▶ _Source excerpt_:
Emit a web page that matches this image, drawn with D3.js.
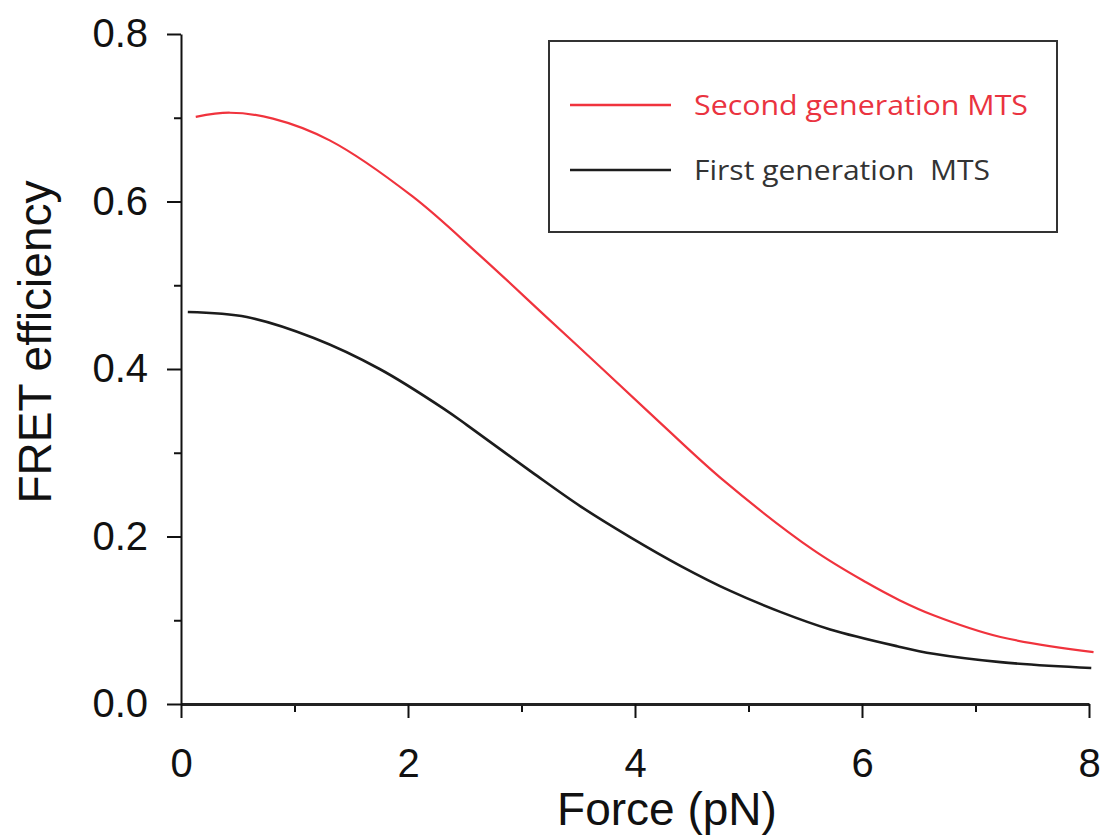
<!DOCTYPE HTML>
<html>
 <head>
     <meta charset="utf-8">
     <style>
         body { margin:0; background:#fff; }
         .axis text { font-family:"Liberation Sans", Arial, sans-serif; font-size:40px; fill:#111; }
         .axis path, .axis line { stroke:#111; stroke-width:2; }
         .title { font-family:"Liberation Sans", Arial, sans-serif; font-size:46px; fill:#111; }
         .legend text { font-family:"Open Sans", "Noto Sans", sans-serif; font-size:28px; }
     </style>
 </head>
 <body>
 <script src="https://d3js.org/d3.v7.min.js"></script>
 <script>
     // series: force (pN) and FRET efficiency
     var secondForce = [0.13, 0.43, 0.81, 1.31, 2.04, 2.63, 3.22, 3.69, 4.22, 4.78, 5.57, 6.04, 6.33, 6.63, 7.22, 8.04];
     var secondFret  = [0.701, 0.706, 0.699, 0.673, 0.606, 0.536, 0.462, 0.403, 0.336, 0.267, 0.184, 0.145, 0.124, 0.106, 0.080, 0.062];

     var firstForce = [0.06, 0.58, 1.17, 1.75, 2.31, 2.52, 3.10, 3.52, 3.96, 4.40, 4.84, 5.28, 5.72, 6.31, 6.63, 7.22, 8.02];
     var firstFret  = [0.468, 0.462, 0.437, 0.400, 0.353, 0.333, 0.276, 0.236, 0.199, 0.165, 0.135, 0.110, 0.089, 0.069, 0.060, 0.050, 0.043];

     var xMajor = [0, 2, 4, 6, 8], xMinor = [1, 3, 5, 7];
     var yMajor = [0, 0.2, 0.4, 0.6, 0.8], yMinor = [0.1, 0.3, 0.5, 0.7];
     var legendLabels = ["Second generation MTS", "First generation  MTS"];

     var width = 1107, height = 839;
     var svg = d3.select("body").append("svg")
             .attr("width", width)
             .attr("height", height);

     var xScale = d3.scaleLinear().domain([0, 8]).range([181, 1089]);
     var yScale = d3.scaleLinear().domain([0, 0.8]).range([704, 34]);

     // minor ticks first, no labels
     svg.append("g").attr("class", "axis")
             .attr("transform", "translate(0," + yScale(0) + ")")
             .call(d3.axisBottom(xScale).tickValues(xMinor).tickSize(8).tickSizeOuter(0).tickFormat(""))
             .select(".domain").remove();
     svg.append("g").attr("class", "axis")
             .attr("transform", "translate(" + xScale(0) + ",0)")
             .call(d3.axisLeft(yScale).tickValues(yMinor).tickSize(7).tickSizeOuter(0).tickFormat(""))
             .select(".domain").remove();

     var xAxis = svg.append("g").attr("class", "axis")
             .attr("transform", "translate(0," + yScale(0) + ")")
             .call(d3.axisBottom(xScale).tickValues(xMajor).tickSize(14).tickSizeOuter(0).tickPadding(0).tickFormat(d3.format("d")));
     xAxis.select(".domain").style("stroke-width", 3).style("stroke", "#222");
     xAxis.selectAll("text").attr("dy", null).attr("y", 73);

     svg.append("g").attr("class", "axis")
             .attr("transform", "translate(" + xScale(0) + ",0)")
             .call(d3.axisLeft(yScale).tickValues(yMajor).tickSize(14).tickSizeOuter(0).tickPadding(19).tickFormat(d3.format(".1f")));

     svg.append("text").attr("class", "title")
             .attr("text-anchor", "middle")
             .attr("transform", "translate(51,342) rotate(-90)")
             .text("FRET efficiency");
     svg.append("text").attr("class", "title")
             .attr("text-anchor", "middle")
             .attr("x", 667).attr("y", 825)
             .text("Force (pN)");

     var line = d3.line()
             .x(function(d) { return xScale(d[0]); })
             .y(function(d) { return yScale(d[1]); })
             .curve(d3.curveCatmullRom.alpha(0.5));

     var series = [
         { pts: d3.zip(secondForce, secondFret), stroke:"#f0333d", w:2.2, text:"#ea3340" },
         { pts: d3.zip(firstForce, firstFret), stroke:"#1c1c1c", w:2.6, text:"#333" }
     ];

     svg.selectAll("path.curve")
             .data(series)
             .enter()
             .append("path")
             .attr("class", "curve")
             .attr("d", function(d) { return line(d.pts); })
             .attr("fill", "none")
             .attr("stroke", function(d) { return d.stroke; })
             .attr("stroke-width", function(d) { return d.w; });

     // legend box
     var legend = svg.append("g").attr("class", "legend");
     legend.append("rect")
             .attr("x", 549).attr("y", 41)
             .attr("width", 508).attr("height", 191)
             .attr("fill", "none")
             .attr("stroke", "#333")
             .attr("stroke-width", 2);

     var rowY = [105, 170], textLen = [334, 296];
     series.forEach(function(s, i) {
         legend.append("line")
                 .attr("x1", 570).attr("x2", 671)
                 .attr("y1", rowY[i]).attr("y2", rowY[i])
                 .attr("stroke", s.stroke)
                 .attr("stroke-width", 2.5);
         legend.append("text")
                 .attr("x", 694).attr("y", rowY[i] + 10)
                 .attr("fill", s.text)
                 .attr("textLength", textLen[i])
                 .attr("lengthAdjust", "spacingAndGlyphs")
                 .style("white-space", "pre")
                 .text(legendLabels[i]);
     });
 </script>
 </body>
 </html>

▶ _Requirement_: Copy out the whole listing exactly, and don't carry over any pictures.

▶ _Task result_:
Emit a web page that matches this image, drawn with D3.js.
<!DOCTYPE HTML>
<html>
 <head>
     <meta charset="utf-8">
     <style>
         body { margin:0; background:#fff; }
         .axis text { font-family:"Liberation Sans", Arial, sans-serif; font-size:40px; fill:#111; }
         .axis path, .axis line { stroke:#111; stroke-width:2; }
         .title { font-family:"Liberation Sans", Arial, sans-serif; font-size:46px; fill:#111; }
         .legend text { font-family:"Open Sans", "Noto Sans", sans-serif; font-size:28px; }
     </style>
 </head>
 <body>
 <script src="https://d3js.org/d3.v7.min.js"></script>
 <script>
     // series: force (pN) and FRET efficiency
     var secondForce = [0.13, 0.43, 0.81, 1.31, 2.04, 2.63, 3.22, 3.69, 4.22, 4.78, 5.57, 6.04, 6.33, 6.63, 7.22, 8.04];
     var secondFret  = [0.701, 0.706, 0.699, 0.673, 0.606, 0.536, 0.462, 0.403, 0.336, 0.267, 0.184, 0.145, 0.124, 0.106, 0.080, 0.062];

     var firstForce = [0.06, 0.58, 1.17, 1.75, 2.31, 2.52, 3.10, 3.52, 3.96, 4.40, 4.84, 5.28, 5.72, 6.31, 6.63, 7.22, 8.02];
     var firstFret  = [0.468, 0.462, 0.437, 0.400, 0.353, 0.333, 0.276, 0.236, 0.199, 0.165, 0.135, 0.110, 0.089, 0.069, 0.060, 0.050, 0.043];

     var xMajor = [0, 2, 4, 6, 8], xMinor = [1, 3, 5, 7];
     var yMajor = [0, 0.2, 0.4, 0.6, 0.8], yMinor = [0.1, 0.3, 0.5, 0.7];
     var legendLabels = ["Second generation MTS", "First generation  MTS"];

     var width = 1107, height = 839;
     var svg = d3.select("body").append("svg")
             .attr("width", width)
             .attr("height", height);

     var xScale = d3.scaleLinear().domain([0, 8]).range([181, 1089]);
     var yScale = d3.scaleLinear().domain([0, 0.8]).range([704, 34]);

     // minor ticks first, no labels
     svg.append("g").attr("class", "axis")
             .attr("transform", "translate(0," + yScale(0) + ")")
             .call(d3.axisBottom(xScale).tickValues(xMinor).tickSize(8).tickSizeOuter(0).tickFormat(""))
             .select(".domain").remove();
     svg.append("g").attr("class", "axis")
             .attr("transform", "translate(" + xScale(0) + ",0)")
             .call(d3.axisLeft(yScale).tickValues(yMinor).tickSize(7).tickSizeOuter(0).tickFormat(""))
             .select(".domain").remove();

     var xAxis = svg.append("g").attr("class", "axis")
             .attr("transform", "translate(0," + yScale(0) + ")")
             .call(d3.axisBottom(xScale).tickValues(xMajor).tickSize(14).tickSizeOuter(0).tickPadding(0).tickFormat(d3.format("d")));
     xAxis.select(".domain").style("stroke-width", 3).style("stroke", "#222");
     xAxis.selectAll("text").attr("dy", null).attr("y", 73);

     svg.append("g").attr("class", "axis")
             .attr("transform", "translate(" + xScale(0) + ",0)")
             .call(d3.axisLeft(yScale).tickValues(yMajor).tickSize(14).tickSizeOuter(0).tickPadding(19).tickFormat(d3.format(".1f")));

     svg.append("text").attr("class", "title")
             .attr("text-anchor", "middle")
             .attr("transform", "translate(51,342) rotate(-90)")
             .text("FRET efficiency");
     svg.append("text").attr("class", "title")
             .attr("text-anchor", "middle")
             .attr("x", 667).attr("y", 825)
             .text("Force (pN)");

     var line = d3.line()
             .x(function(d) { return xScale(d[0]); })
             .y(function(d) { return yScale(d[1]); })
             .curve(d3.curveCatmullRom.alpha(0.5));

     var series = [
         { pts: d3.zip(secondForce, secondFret), stroke:"#f0333d", w:2.2, text:"#ea3340" },
         { pts: d3.zip(firstForce, firstFret), stroke:"#1c1c1c", w:2.6, text:"#333" }
     ];

     svg.selectAll("path.curve")
             .data(series)
             .enter()
             .append("path")
             .attr("class", "curve")
             .attr("d", function(d) { return line(d.pts); })
             .attr("fill", "none")
             .attr("stroke", function(d) { return d.stroke; })
             .attr("stroke-width", function(d) { return d.w; });

     // legend box
     var legend = svg.append("g").attr("class", "legend");
     legend.append("rect")
             .attr("x", 549).attr("y", 41)
             .attr("width", 508).attr("height", 191)
             .attr("fill", "none")
             .attr("stroke", "#333")
             .attr("stroke-width", 2);

     var rowY = [105, 170], textLen = [334, 296];
     series.forEach(function(s, i) {
         legend.append("line")
                 .attr("x1", 570).attr("x2", 671)
                 .attr("y1", rowY[i]).attr("y2", rowY[i])
                 .attr("stroke", s.stroke)
                 .attr("stroke-width", 2.5);
         legend.append("text")
                 .attr("x", 694).attr("y", rowY[i] + 10)
                 .attr("fill", s.text)
                 .attr("textLength", textLen[i])
                 .attr("lengthAdjust", "spacingAndGlyphs")
                 .style("white-space", "pre")
                 .text(legendLabels[i]);
     });
 </script>
 </body>
 </html>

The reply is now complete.